**WORK TO COMPLETE**:
Look through the data below. Show each line where the string "script" occurs.

(begin)

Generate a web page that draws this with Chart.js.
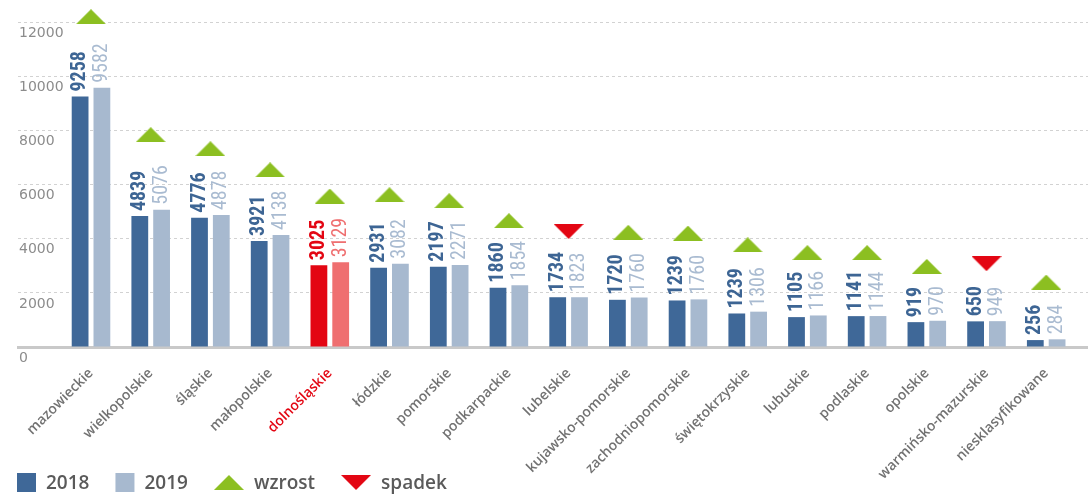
<!DOCTYPE html>
<html lang="pl">
<head>
<meta charset="utf-8">
<title>Województwa 2018 / 2019</title>
<script src="https://cdn.jsdelivr.net/npm/chart.js@4/dist/chart.umd.min.js"></script>
<style>
  html, body { margin: 0; padding: 0; background: #ffffff; }
  #wrap { width: 1088px; height: 494px; position: relative; }
</style>
</head>
<body>
<div id="wrap"><canvas id="c" width="1088" height="494"></canvas></div>
<script>
// ---- data ----
const CATEGORIES = ['mazowieckie','wielkopolskie','śląskie','małopolskie','dolnośląskie','łódzkie','pomorskie','podkarpackie','lubelskie','kujawsko-pomorskie','zachodniopomorskie','świętokrzyskie','lubuskie','podlaskie','opolskie','warmińsko-mazurskie','niesklasyfikowane'];
const HIGHLIGHT = 'dolnośląskie';
// bar heights as drawn in the picture
const VALUES_2018 = [9258, 4839, 4776, 3921, 3025, 2931, 2970, 2195, 1840, 1745, 1720, 1239, 1105, 1141, 919, 948, 256];
const VALUES_2019 = [9582, 5076, 4878, 4138, 3129, 3082, 3030, 2280, 1840, 1830, 1760, 1306, 1166, 1144, 970, 955, 284];
// numbers printed above the bars
const LABELS_2018 = ['9258','4839','4776','3921','3025','2931','2197','1860','1734','1720','1239','1239','1105','1141','919','650','256'];
const LABELS_2019 = ['9582','5076','4878','4138','3129','3082','2271','1854','1823','1760','1760','1306','1166','1144','970','949','284'];
// trend marker: direction and height (axis units)
const TREND = ['up','up','up','up','up','up','up','up','down','up','up','up','up','up','up','down','up'];
const MARKER_Y = [12210, 7850, 7330, 6550, 5580, 5630, 5410, 4670, 4270, 4240, 4210, 3780, 3490, 3490, 2980, 3080, 2400];
const SERIES_NAMES = ['2018', '2019'];
const TREND_NAMES = { up: 'wzrost', down: 'spadek' };
const Y_TICKS = [0, 2000, 4000, 6000, 8000, 10000, 12000];

// ---- styles / layout constants ----
const C2018 = '#3f6898', C2019 = '#a7b9cf';
const CRED = '#e30613', CRED_LIGHT = '#ef6f70';
const CLAB2018 = '#3d6594', CLAB2019 = '#a9bbd1';
const CGREEN = '#8cbf21';
const GRAY_TXT = '#727272';
const FIRST_CENTER_PX = 91;    // pixel centre of first category group
const CATEGORY_PX = 59.7;      // pixel distance between groups
const PX_PER_UNIT = 0.02705;   // vertical pixels per value unit

function triangleImage(dir, color) {
  const w = 30, h = 15;
  const cv = document.createElement('canvas');
  cv.width = w; cv.height = h;
  const g = cv.getContext('2d');
  g.fillStyle = color;
  g.beginPath();
  if (dir === 'up') { g.moveTo(0, h); g.lineTo(w / 2, 0); g.lineTo(w, h); }
  else { g.moveTo(0, 0); g.lineTo(w, 0); g.lineTo(w / 2, h); }
  g.closePath();
  g.fill();
  return cv;
}
const TRI = { up: triangleImage('up', CGREEN), down: triangleImage('down', CRED) };

const isHi = i => CATEGORIES[i] === HIGHLIGHT;

const valueLabels = {
  id: 'valueLabels',
  afterDatasetsDraw(chart) {
    const ctx = chart.ctx;
    [[0, LABELS_2018, true], [1, LABELS_2019, false]].forEach(([d, labels, bold]) => {
      const meta = chart.getDatasetMeta(d);
      meta.data.forEach((bar, i) => {
        ctx.save();
        ctx.translate(bar.x, bar.y - 5);
        ctx.rotate(-Math.PI / 2);
        ctx.font = (bold ? 'bold ' : '') + "20px 'Liberation Sans Narrow', 'Roboto Condensed', 'Open Sans', sans-serif";
        ctx.fillStyle = isHi(i) ? (bold ? CRED : CRED_LIGHT) : (bold ? CLAB2018 : CLAB2019);
        ctx.textAlign = 'left';
        ctx.textBaseline = 'middle';
        ctx.fillText(labels[i], 0, 0);
        ctx.restore();
      });
    });
  }
};

const bottomLegend = {
  id: 'bottomLegend',
  afterDraw(chart) {
    const ctx = chart.ctx;
    const cy = 482.5;
    let x = 17;
    ctx.save();
    ctx.font = "600 19px 'Open Sans', sans-serif";
    ctx.textBaseline = 'middle';
    const items = [
      { type: 'box', color: C2018, text: SERIES_NAMES[0] },
      { type: 'box', color: C2019, text: SERIES_NAMES[1] },
      { type: 'img', img: TRI.up, text: TREND_NAMES.up },
      { type: 'img', img: TRI.down, text: TREND_NAMES.down }
    ];
    items.forEach(it => {
      if (it.type === 'box') {
        ctx.fillStyle = it.color;
        ctx.fillRect(x, cy - 9.5, 19, 19);
        x += 19 + 10;
      } else {
        ctx.drawImage(it.img, x, cy - 7.5);
        x += 30 + 10;
      }
      ctx.fillStyle = '#5a5a5a';
      ctx.fillText(it.text, x, cy + 1);
      x += ctx.measureText(it.text).width + 26;
    });
    ctx.restore();
  }
};

const ctx = document.getElementById('c').getContext('2d');
const chart = new Chart(ctx, {
  data: {
    datasets: [
      {
        type: 'bar', label: SERIES_NAMES[0],
        data: VALUES_2018.map((v, i) => ({ x: i, y: v })),
        backgroundColor: CATEGORIES.map((c, i) => isHi(i) ? CRED : C2018),
        categoryPercentage: 0.73, barPercentage: 0.77, order: 2
      },
      {
        type: 'bar', label: SERIES_NAMES[1],
        data: VALUES_2019.map((v, i) => ({ x: i, y: v })),
        backgroundColor: CATEGORIES.map((c, i) => isHi(i) ? CRED_LIGHT : C2019),
        categoryPercentage: 0.73, barPercentage: 0.77, order: 2
      },
      {
        type: 'scatter', label: 'trend',
        data: MARKER_Y.map((v, i) => ({ x: i, y: v })),
        pointStyle: TREND.map(t => TRI[t]),
        pointRadius: 10, showLine: false, clip: false, order: 1
      }
    ]
  },
  options: {
    responsive: false,
    devicePixelRatio: 1,
    animation: false,
    layout: { autoPadding: false, padding: { left: 16, right: 0, top: 0, bottom: 0 } },
    plugins: { legend: { display: false }, tooltip: { enabled: false } },
    scales: {
      x: {
        type: 'linear', min: -1.26, max: 16.76, bounds: 'data', offset: false,
        grid: { display: false, drawTicks: false },
        border: { display: true, color: '#c9c9c9', width: 3 },
        ticks: {
          autoSkip: false,
          minRotation: 45, maxRotation: 45, padding: 18,
          callback: v => (CATEGORIES[v] !== undefined ? CATEGORIES[v] : ''),
          color: c => (CATEGORIES[c.tick && c.tick.value] === HIGHLIGHT ? CRED : GRAY_TXT),
          font: { family: "'Open Sans', sans-serif", size: 14, weight: '600' }
        },
        afterBuildTicks: s => { s.ticks = CATEGORIES.map((c, i) => ({ value: i })); },
        afterFit: s => { s.height = 147; s.paddingLeft = 0; s.paddingRight = 0; }
      },
      y: {
        min: 0, max: 12830, bounds: 'data',
        border: { display: false, dash: [3, 3] },
        grid: {
          drawTicks: false, lineWidth: 1,
          color: c => (c.tick && c.tick.value === 0 ? 'rgba(0,0,0,0)' : '#d2d2d2')
        },
        ticks: {
          mirror: true,
          padding: 1, labelOffset: 11,
          color: '#8c8c8c',
          font: { family: "'DejaVu Sans', sans-serif", size: 14 },
          callback: v => String(v)
        },
        afterBuildTicks: s => { s.ticks = Y_TICKS.map(v => ({ value: v })); },
        afterFit: s => { s.paddingTop = 0; s.paddingBottom = 0; }
      }
    }
  },
  plugins: [valueLabels, bottomLegend]
});

// fit the axis ranges to the actual plot area so the scale matches the original
(function calibrate() {
  const a = chart.chartArea;
  const xmin = -(FIRST_CENTER_PX - a.left) / CATEGORY_PX;
  chart.options.scales.x.min = xmin;
  chart.options.scales.x.max = xmin + (a.right - a.left) / CATEGORY_PX;
  chart.options.scales.y.max = (a.bottom - a.top) / PX_PER_UNIT;
  chart.update();
})();
</script>
</body>
</html>
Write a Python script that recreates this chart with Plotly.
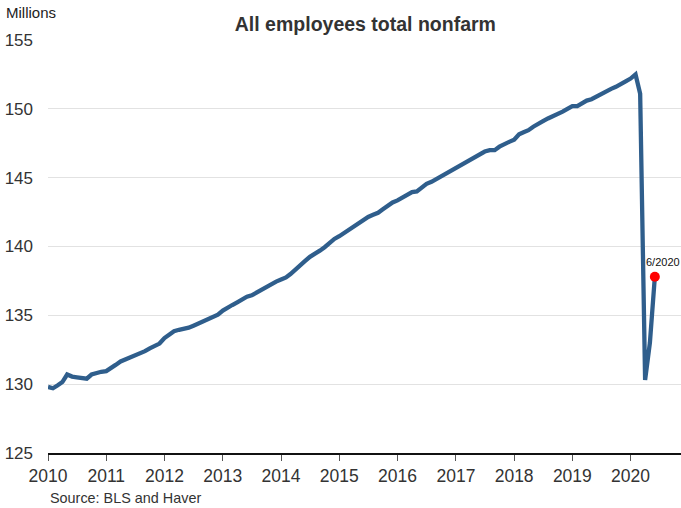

(end)

**FINISHED ANSWER**:
<script src="https://cdn.jsdelivr.net/npm/chart.js@4/dist/chart.umd.min.js"></script>
<script>
</script>
Write a Python script that recreates this chart with Plotly.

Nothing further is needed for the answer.